Shah realised that there was such a vast difference in how Indian designers made clothes and what was available in the UK, or elsewhere in the world. “Most of NRI fashion was crystals, and OTT embroidery and snake bindis and beehive hair,” she says, laughing. Imagine the former Juhu resident show up like that! She was an editing intern at Prime Focus―a media services company that works with film studios, broadcast and advertising industries―since she was 18. She had told her family she was moving to London to pursue an MBA, but enrolled herself in film school instead. Soon enough, she realised the huge gap in the bridal wear market overseas, and rented out a small space in posh Notting Hill. This became Aashni & Co, the first and most well-regarded Indian bridal boutique outside India.

“It was all self-funded and it still is,” admits Shah. “We are completely a bootstrapped company, which is why it has taken Aashni & Co 11 years to come to Mumbai.” The little Notting Hill boutique sold Indian bridal wear as well as western ready-to-wear pieces by Indian designers. Only the wedding clothes sold; they flew off the rails. “I think it was still too early for people to put down £400 for an outfit by a relatively unknown Indian designer when you could get one from, say, Jil Sander,” she explains. Within six months, Shah turned it around and filled it with Indian festive wear only.

Aashni Shah Aashni Shah

What were the challenges to create a new space in a new market, and what came easy? “Rent in Notting Hill was a challenge, but we soon moved to a bigger space. But [selling] Sabyasachi was easy; Anamika Khanna was easy. Whatever these two designers gave me sold immediately. I had a flock of Arabs who came down every summer like a herd,” she says, laughing. “It was like that scene from Sex & the City. They were utterly stylish underneath their burqas, and they shopped Sabya and Anamika in bulk.”

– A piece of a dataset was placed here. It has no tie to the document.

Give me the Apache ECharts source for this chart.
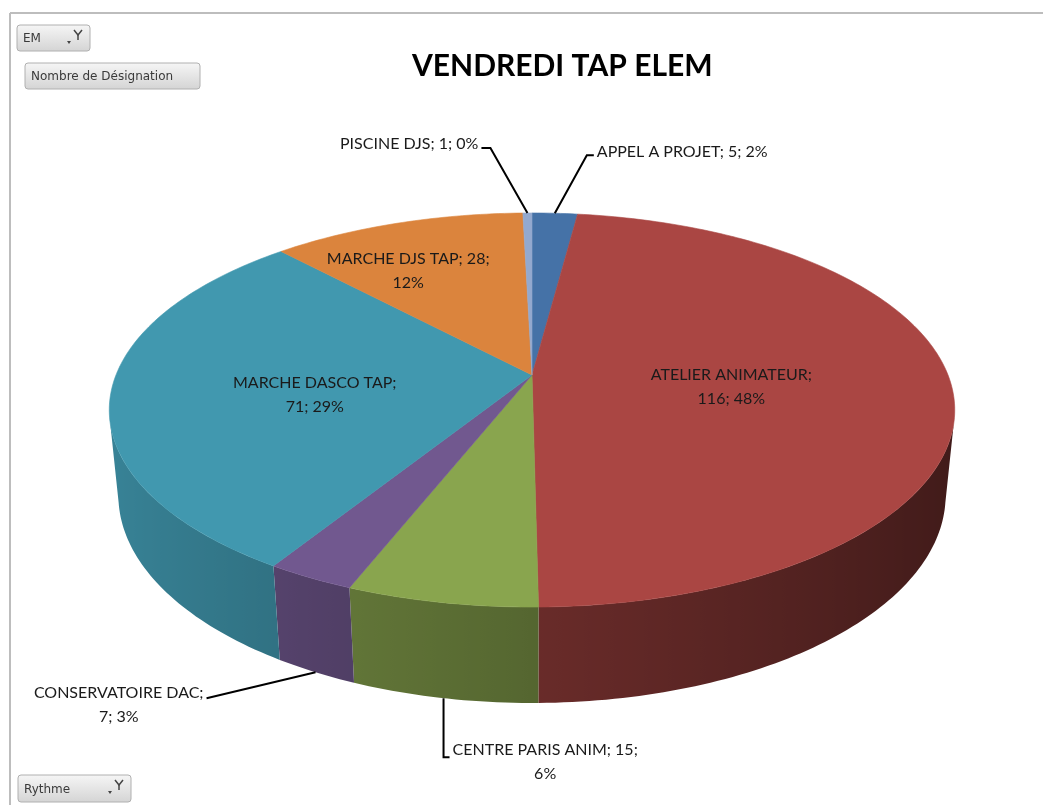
<!DOCTYPE html>
<html><head><meta charset="utf-8">
<script src="https://cdn.jsdelivr.net/npm/echarts@6/dist/echarts.min.js"></script>
<style>html,body{margin:0;padding:0;background:#fff}#c{width:1043px;height:805px}</style>
</head><body><div id="c"></div>
<script>
// ---- data ----
const categories = ['APPEL A PROJET','ATELIER ANIMATEUR','CENTRE PARIS ANIM','CONSERVATOIRE DAC','MARCHE DASCO TAP','MARCHE DJS TAP','PISCINE DJS'];
const values = [5,116,15,7,71,28,1];
const titleText = 'VENDREDI TAP ELEM';

// ---- style ----
const colors = ['#4572A7','#AA4643','#89A54E','#71588F','#4198AF','#DB843D','#93A9CF'];
const LABEL_FONT = '16px Lato';
const LINE_H = 24;
// label layout: type in/out, line break after field (0 none,1 after name,2 after value)
const labelLayout = [
  {type:'out', edge:'top', elbow:[32,-58], tail:7, side:'right', brk:0, dy:-3},
  {type:'in', r:0.48, dx:-1, dy:6, brk:1},
  {type:'out', edge:'bottom', elbow:[0,59], tail:6, side:'right', brk:2, dy:-7},
  {type:'out', edge:'bottom', elbow:[-109,26], tail:0, side:'left', brk:1, dy:-5},
  {type:'in', r:0.52, dx:0, dy:10, brk:1},
  {type:'in', r:0.7, dx:-25, dy:7, brk:2},
  {type:'out', edge:'top', elbow:[-37,-65], tail:-9, side:'left', brk:0, dy:-4}
];

// ---- projection (perspective 3D pie) ----
const CX=532, CY=375, S=416, SINA=0.4587, COSA=0.8886, D=5.0, T=0.2323;
function proj(u, v, y){
  const Yp = y*COSA - v*SINA;
  const Zp = y*SINA + v*COSA;
  const w = D/(D - Zp);
  return [CX + S*u*w, CY - S*Yp*w];
}
const visSin = 1/(D*COSA);
const VIS0 = Math.asin(visSin)*180/Math.PI, VIS1 = 180 - VIS0;

const total = values.reduce((a,b)=>a+b,0);
const angles = []; let acc = 0;
values.forEach(v=>{ const a0=-90+acc/total*360; acc+=v; angles.push([a0,-90+acc/total*360]); });

function shade(hex, f){
  const n=parseInt(hex.slice(1),16);
  const r=Math.round(((n>>16)&255)*f), g=Math.round(((n>>8)&255)*f), b=Math.round((n&255)*f);
  return 'rgb('+r+','+g+','+b+')';
}
const mctx=document.createElement('canvas').getContext('2d');
function textW(s){ mctx.font=LABEL_FONT; return mctx.measureText(s).width; }
function labelLines(i){
  const pct=Math.round(values[i]/total*100);
  const b=labelLayout[i].brk;
  const name=categories[i]+';', val=values[i]+';', p=pct+'%';
  if(b===1) return [name, val+' '+p];
  if(b===2) return [name+' '+val, p];
  return [name+' '+val+' '+p];
}
const rad=d=>d*Math.PI/180;

function renderItem(params, api){
  const i=params.dataIndex;
  const [a0,a1]=angles[i];
  const ch=[];
  const n=Math.max(2,Math.ceil(a1-a0));
  const pts=[proj(0,0,0)];
  for(let k=0;k<=n;k++){const t=rad(a0+(a1-a0)*k/n); pts.push(proj(Math.cos(t),Math.sin(t),0));}
  ch.push({type:'polygon',z2:5,shape:{points:pts},style:{fill:colors[i],stroke:colors[i],lineWidth:0.6}});
  const w0=Math.max(a0,VIS0-1), w1=Math.min(a1,VIS1+1);
  if(w1>w0){
    const m=Math.max(2,Math.ceil((w1-w0)));
    const top=[],bot=[],th=[];
    for(let k=0;k<=m;k++){const d=w0+(w1-w0)*k/m,t=rad(d);th.push(d);top.push(proj(Math.cos(t),Math.sin(t),0));bot.push(proj(Math.cos(t),Math.sin(t),-T));}
    const poly=top.concat(bot.slice().reverse());
    const xs=poly.map(p=>p[0]);const xmin=Math.min(...xs),xmax=Math.max(...xs);
    const stops=[];
    for(let k=m;k>=0;k--){
      const off=Math.min(1,Math.max(0,(top[k][0]-xmin)/(xmax-xmin)));
      stops.push({offset:off,color:shade(colors[i],0.62-0.25*Math.cos(rad(th[k])))});
    }
    ch.push({type:'polygon',z2:1,shape:{points:poly},style:{fill:new echarts.graphic.LinearGradient(xmin,0,xmax,0,stops,true),stroke:null}});
  }
  const L=labelLayout[i], lines=labelLines(i), mid=rad((a0+a1)/2);
  const bw=Math.max(...lines.map(textW));
  let cx, ty;
  if(L.type==='in'){
    const p=proj(L.r*Math.cos(mid),L.r*Math.sin(mid),0);
    cx=p[0]+L.dx; ty=p[1]+L.dy-lines.length*LINE_H/2;
  } else {
    const A=proj(Math.cos(mid),Math.sin(mid),L.edge==='top'?0:-T);
    const E=[A[0]+L.elbow[0],A[1]+L.elbow[1]];
    const Q=[E[0]+L.tail,E[1]];
    const lp=[A,E]; if(L.tail) lp.push(Q);
    ch.push({type:'polyline',z2:8,shape:{points:lp},style:{stroke:'#000',lineWidth:2,fill:null}});
    cx = L.side==='right' ? Q[0]+3+bw/2 : Q[0]-3-bw/2;
    ty = Q[1]+L.dy-LINE_H/2;
  }
  ch.push({type:'text',z2:10,style:{text:lines.join('\n'),x:cx,y:ty,align:'center',verticalAlign:'top',font:LABEL_FONT,fill:'#1a1a1a',lineHeight:LINE_H}});
  return {type:'group',children:ch};
}

function button(x,y,w,h,label,funnel){
  const els=[
    {type:'rect',shape:{x:x,y:y,width:w,height:h,r:3},style:{fill:new echarts.graphic.LinearGradient(0,0,0,1,[{offset:0,color:'#f6f6f6'},{offset:1,color:'#d4d4d4'}]),stroke:'#b0b0b0',lineWidth:1}},
    {type:'text',style:{text:label,x:x+6,y:y+h/2+1,verticalAlign:'middle',font:'12px "DejaVu Sans"',fill:'#3a3a3a'}}
  ];
  if(funnel){
    const fx=x+w-16, fy=y+5;
    els.push({type:'polyline',shape:{points:[[fx,fy],[fx+4,fy+5],[fx+8,fy]]},style:{stroke:'#444',lineWidth:1.5,fill:null}});
    els.push({type:'line',shape:{x1:fx+4,y1:fy+5,x2:fx+4,y2:fy+10},style:{stroke:'#444',lineWidth:1.5}});
    els.push({type:'polygon',shape:{points:[[fx-7,fy+11],[fx-3,fy+11],[fx-5,fy+14]]},style:{fill:'#444'}});
  }
  return els;
}

const chart=echarts.init(document.getElementById('c'),null,{renderer:'canvas'});
chart.setOption({
  animation:false,
  backgroundColor:'#ffffff',
  title:{text:titleText,left:412,top:51,padding:0,textStyle:{fontFamily:'Lato',fontSize:30,fontWeight:'bold',color:'#000'}},
  graphic:[
    {type:'line',shape:{x1:10,y1:13,x2:1043,y2:13},style:{stroke:'#bdbdbd',lineWidth:2}},
    {type:'line',shape:{x1:10,y1:13,x2:10,y2:805},style:{stroke:'#bdbdbd',lineWidth:2}},
    ...button(17,25,73,26,'EM',true),
    ...button(25,63,175,26,'Nombre de Désignation',false),
    ...button(18,775,113,27,'Rythme',true)
  ],
  series:[{type:'custom',coordinateSystem:'none',renderItem:renderItem,data:values.map((v,i)=>[v,i]),silent:true}]
});
</script></body></html>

Shah stocked several leading names in fashion―right from Abu Jani Sandeep Khosla to Manish Malhotra and Gaurav Gupta. “I had no idea of fashion or retail. I still dress like a production unit person, in a white shirt and trousers,” she says, laughing. “In 2012, few designers had websites, leave alone Instagram. I made cold calls to their stores and asked for meetings. I had to Google the top 20 names! But they trusted someone who had zero experience. Plus, I bought out their collections at first; I didn’t know the concept of consignments existed until a year or so later.”

Within a couple of years, Aashni & Co put together Wedding Show, an annual bridal sale at London’s The Dorchester hotel. Designers did not pay to take part then and Shah made commission on sales. “We had charged £30 as entrance fee. We had to have it ticketed as I didn’t want any riff-raff coming in. We have never encouraged a crowd, had a fashion show or hired a celebrity to draw a crowd. My designers are the celebrities,” she says, smiling.

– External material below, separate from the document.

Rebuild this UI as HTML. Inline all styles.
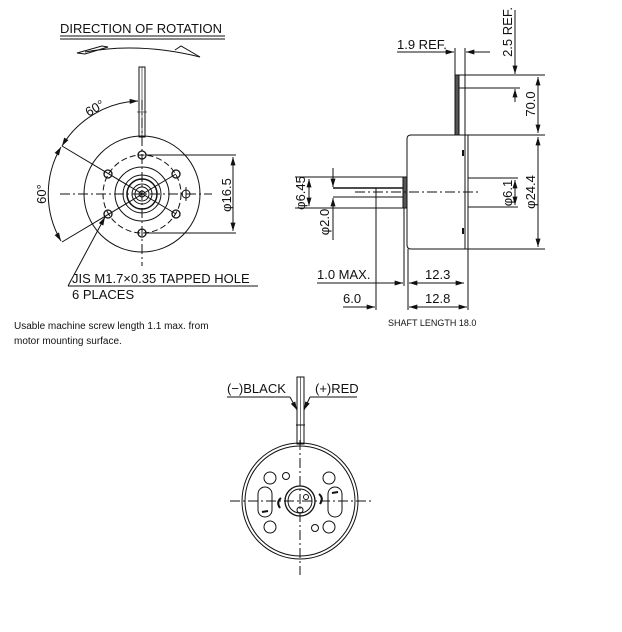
<!DOCTYPE html>
<html><head><meta charset="utf-8"><style>
html,body{margin:0;padding:0;background:#fff;width:622px;height:632px;overflow:hidden}
svg{display:block}
text{font-family:"Liberation Sans",sans-serif;fill:#111}
</style></head><body>
<svg width="622" height="632" viewBox="0 0 622 632" xmlns="http://www.w3.org/2000/svg">
<defs>
<marker id="a" viewBox="0 0 10 6" refX="10" refY="3" markerWidth="9" markerHeight="5" orient="auto-start-reverse" markerUnits="userSpaceOnUse"><path d="M0,0 L10,3 L0,6 Z" fill="#111"/></marker>
</defs>
<g stroke="#111" fill="none" stroke-width="1">
<!-- DIRECTION OF ROTATION -->
<line x1="60" y1="36" x2="225" y2="36"/><line x1="60" y1="39" x2="225" y2="39"/>
<path d="M85,52 Q140,42 200,57"/>
<path d="M77,53 L102,46 L108,47 L85,54 Z"/>
<path d="M175,50 L181,46 L200,57"/>

<!-- front view -->
<rect x="139" y="67" width="6" height="70" stroke-width="1"/>
<line x1="142" y1="67" x2="142" y2="137" stroke-width="0.6"/>
<line x1="137" y1="112" x2="147" y2="112" stroke-width="0.6"/>
<circle cx="142" cy="194" r="58"/>
<circle cx="142" cy="194" r="39" stroke-dasharray="6,3"/>
<circle cx="142" cy="194" r="27"/>
<circle cx="142" cy="194" r="19"/>
<circle cx="142" cy="194" r="15" stroke-width="1.5"/>
<circle cx="142" cy="194" r="10"/>
<circle cx="142" cy="194" r="7"/>
<circle cx="142" cy="194" r="3"/>
<g stroke-width="1.3">
<circle cx="142" cy="155" r="4"/><circle cx="142" cy="233" r="4"/>
<circle cx="108" cy="174" r="4"/><circle cx="176" cy="174" r="4"/>
<circle cx="108" cy="214" r="4"/><circle cx="176" cy="214" r="4"/>
</g>
<circle cx="186" cy="194" r="4"/>
<line x1="186" y1="187" x2="186" y2="201"/>
<line x1="60" y1="194" x2="212" y2="194" stroke-dasharray="10,3,2,3"/>
<line x1="142" y1="100" x2="142" y2="266" stroke-dasharray="10,3,2,3"/>
<line x1="62" y1="146" x2="176" y2="214"/>
<line x1="62" y1="242" x2="176" y2="174"/>
<line x1="146" y1="155" x2="236" y2="155"/>
<line x1="146" y1="233" x2="236" y2="233"/>
<line x1="233" y1="157" x2="233" y2="231" marker-start="url(#a)" marker-end="url(#a)"/>
<path d="M138,101 A93,93 0 0 0 62,146" marker-start="url(#a)" marker-end="url(#a)"/>
<path d="M61,147 A93,93 0 0 0 61,241" marker-start="url(#a)" marker-end="url(#a)"/>
<line x1="68" y1="286" x2="105" y2="217" marker-end="url(#a)"/>
<line x1="68" y1="286" x2="258" y2="286"/>

<!-- side view -->
<path d="M411,135 L465,135 L465,249 L411,249 Q407,249 407,245 L407,139 Q407,135 411,135 Z"/>
<line x1="468" y1="135" x2="468" y2="310"/>
<line x1="465" y1="135" x2="545" y2="135"/>
<line x1="465" y1="249" x2="545" y2="249"/>
<rect x="455" y="75" width="4" height="60" fill="#555"/>
<rect x="403" y="177" width="4" height="31" fill="#555"/>
<line x1="295" y1="177" x2="403" y2="177"/>
<line x1="295" y1="208" x2="403" y2="208"/>
<line x1="333" y1="188" x2="403" y2="188" stroke-width="1.4"/>
<line x1="333" y1="197" x2="403" y2="197"/>
<line x1="468" y1="178" x2="518" y2="178"/>
<line x1="468" y1="207" x2="518" y2="207"/>
<line x1="355" y1="192" x2="480" y2="192" stroke-dasharray="10,3,2,3"/>
<line x1="309" y1="179" x2="309" y2="206" marker-start="url(#a)" marker-end="url(#a)"/>
<line x1="333" y1="168" x2="333" y2="187" marker-end="url(#a)"/>
<line x1="333" y1="240" x2="333" y2="198" marker-end="url(#a)"/>
<line x1="515" y1="180" x2="515" y2="205" marker-start="url(#a)" marker-end="url(#a)"/>
<line x1="538" y1="137" x2="538" y2="247" marker-start="url(#a)" marker-end="url(#a)"/>
<line x1="538" y1="77" x2="538" y2="133" marker-start="url(#a)" marker-end="url(#a)"/>
<line x1="459" y1="75" x2="545" y2="75"/>
<line x1="459" y1="88" x2="520" y2="88"/>
<line x1="515" y1="10" x2="515" y2="74" marker-end="url(#a)"/>
<line x1="515" y1="102" x2="515" y2="89" marker-end="url(#a)"/>
<line x1="455" y1="48" x2="455" y2="75"/>
<line x1="465" y1="48" x2="465" y2="135"/>
<line x1="397" y1="52" x2="454" y2="52" marker-end="url(#a)"/>
<line x1="490" y1="52" x2="466" y2="52" marker-end="url(#a)"/>
<line x1="376" y1="188" x2="376" y2="310"/>
<line x1="404" y1="208" x2="404" y2="286"/>
<line x1="408" y1="249" x2="408" y2="310"/>
<line x1="317" y1="283" x2="403" y2="283" marker-end="url(#a)"/>
<line x1="409" y1="283" x2="464" y2="283" marker-start="url(#a)" marker-end="url(#a)"/>
<line x1="343" y1="307" x2="375" y2="307" marker-end="url(#a)"/>
<line x1="409" y1="307" x2="467" y2="307" marker-start="url(#a)" marker-end="url(#a)"/>
<line x1="463" y1="150" x2="463" y2="156" stroke-width="2"/>
<line x1="463" y1="228" x2="463" y2="234" stroke-width="2"/>

<!-- rear view -->
<rect x="297" y="377" width="7" height="67"/>
<line x1="300.5" y1="377" x2="300.5" y2="444" stroke-width="0.6"/>
<line x1="296" y1="425" x2="305" y2="425"/>
<circle cx="300" cy="501" r="58"/>
<circle cx="300" cy="501" r="55"/>
<circle cx="300" cy="501" r="15" stroke-width="1.3"/>
<circle cx="300" cy="501" r="12"/>
<circle cx="306" cy="497" r="2.5"/><circle cx="300" cy="510" r="3"/>
<rect x="258" y="487" width="14" height="30" rx="7"/>
<rect x="328" y="487" width="14" height="30" rx="7"/>
<line x1="262" y1="512" x2="268" y2="511" stroke-width="2"/>
<line x1="332" y1="493" x2="338" y2="492" stroke-width="2"/>
<circle cx="270" cy="478" r="6"/><circle cx="286" cy="476" r="3.5"/>
<circle cx="329" cy="478" r="6"/><circle cx="270" cy="527" r="6"/>
<circle cx="315" cy="528" r="3.5"/><circle cx="329" cy="527" r="6"/>
<path d="M281,498 q-5,4 -1,10" stroke-width="2"/>
<path d="M319,494 q5,4 1,10" stroke-width="2"/>
<line x1="230" y1="501" x2="372" y2="501" stroke-dasharray="10,3,2,3"/>
<line x1="300" y1="440" x2="300" y2="575" stroke-dasharray="10,3,2,3"/>
<line x1="227" y1="397" x2="290" y2="397"/>
<line x1="290" y1="397" x2="297" y2="410" marker-end="url(#a)"/>
<line x1="310" y1="397" x2="357" y2="397"/>
<line x1="310" y1="397" x2="304" y2="410" marker-end="url(#a)"/>
</g>

<g font-size="13">
<text x="60" y="33">DIRECTION OF ROTATION</text>
<text x="72" y="283">JIS M1.7×0.35 TAPPED HOLE</text>
<text x="72" y="299">6 PLACES</text>
<text x="397" y="49">1.9 REF.</text>
<text x="317" y="279">1.0 MAX.</text>
<text x="425" y="279">12.3</text>
<text x="343" y="303">6.0</text>
<text x="425" y="303">12.8</text>
<text x="227" y="393">(−)BLACK</text>
<text x="315" y="393">(+)RED</text>
<text transform="translate(97,112) rotate(-30)" text-anchor="middle">60°</text>
<text transform="translate(46,194) rotate(-90)" text-anchor="middle">60°</text>
<text transform="translate(231,195) rotate(-90)" text-anchor="middle">φ16.5</text>
<text transform="translate(305,193) rotate(-90)" text-anchor="middle">φ6.45</text>
<text transform="translate(329,222) rotate(-90)" text-anchor="middle">φ2.0</text>
<text transform="translate(512,193) rotate(-90)" text-anchor="middle">φ6.1</text>
<text transform="translate(535,192) rotate(-90)" text-anchor="middle">φ24.4</text>
<text transform="translate(535,104) rotate(-90)" text-anchor="middle">70.0</text>
<text transform="translate(512,32) rotate(-90)" text-anchor="middle">2.5 REF.</text>
</g>
<text x="388" y="326" font-size="9">SHAFT LENGTH 18.0</text>
<text x="14" y="329" font-size="10">Usable machine screw length 1.1 max. from</text>
<text x="14" y="344" font-size="10">motor mounting surface.</text>
</svg>
</body></html>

The Mumbai store is equally ambitious and impressive. It is a large two-storied space at the charming Rampart Row where Sabyasachi’s sumptuous Mumbai boutique stood until this April, when he moved to a full building just around the block. “Sabyasachi was definitely very helpful,” says Shah. “He knew I was scouting for a space in Mumbai or Dubai. So it kind of just fell into my lap.”

Will selling Indian clothes to Indians in probably the most crowded pincode be tough, considering that two of India’s best multi-designer boutiques―Ensemble and Ogaan―are mere steps away from the new space? “But Kala Ghoda still is the hub,” says Shah. “Indians want more Indian clothes, so there is no challenge there. Indian fashion is having such a great moment, the shapes have changed and evolved into such global tastes. Indian clothes are certainly becoming easier and more convenient to wear anywhere. Couture designers are now making ready-to-wear, and RTW designers make their versions of lehengas, too. It’s all mixed up in wonderful ways.” Shah also says she has some designers, like Ashdeen and Shantanu Goenka, create collections that will be exclusive to Aashni & Co.

Mumbai’s Aashni & Co has been designed by Sameep Padora, the young new dean of CEPT, and the architect behind some of Mumbai’s most beautiful restaurants. “He’s really under the radar, like me, so our personalities matched,” says Shah. “Besides, the temples and schools he has designed blew me away.” Padora has created a tree-like canopy across the store’s ceiling. “The rest of it is much like the Notting Hill boutique, with lots of wood panels and moss green walls,” says Shah. The basement also has a little tea bar for shoppers. “That’s common to Indians and British,” she says. “They are both obsessed with the weather and they are both obsessed with tea.”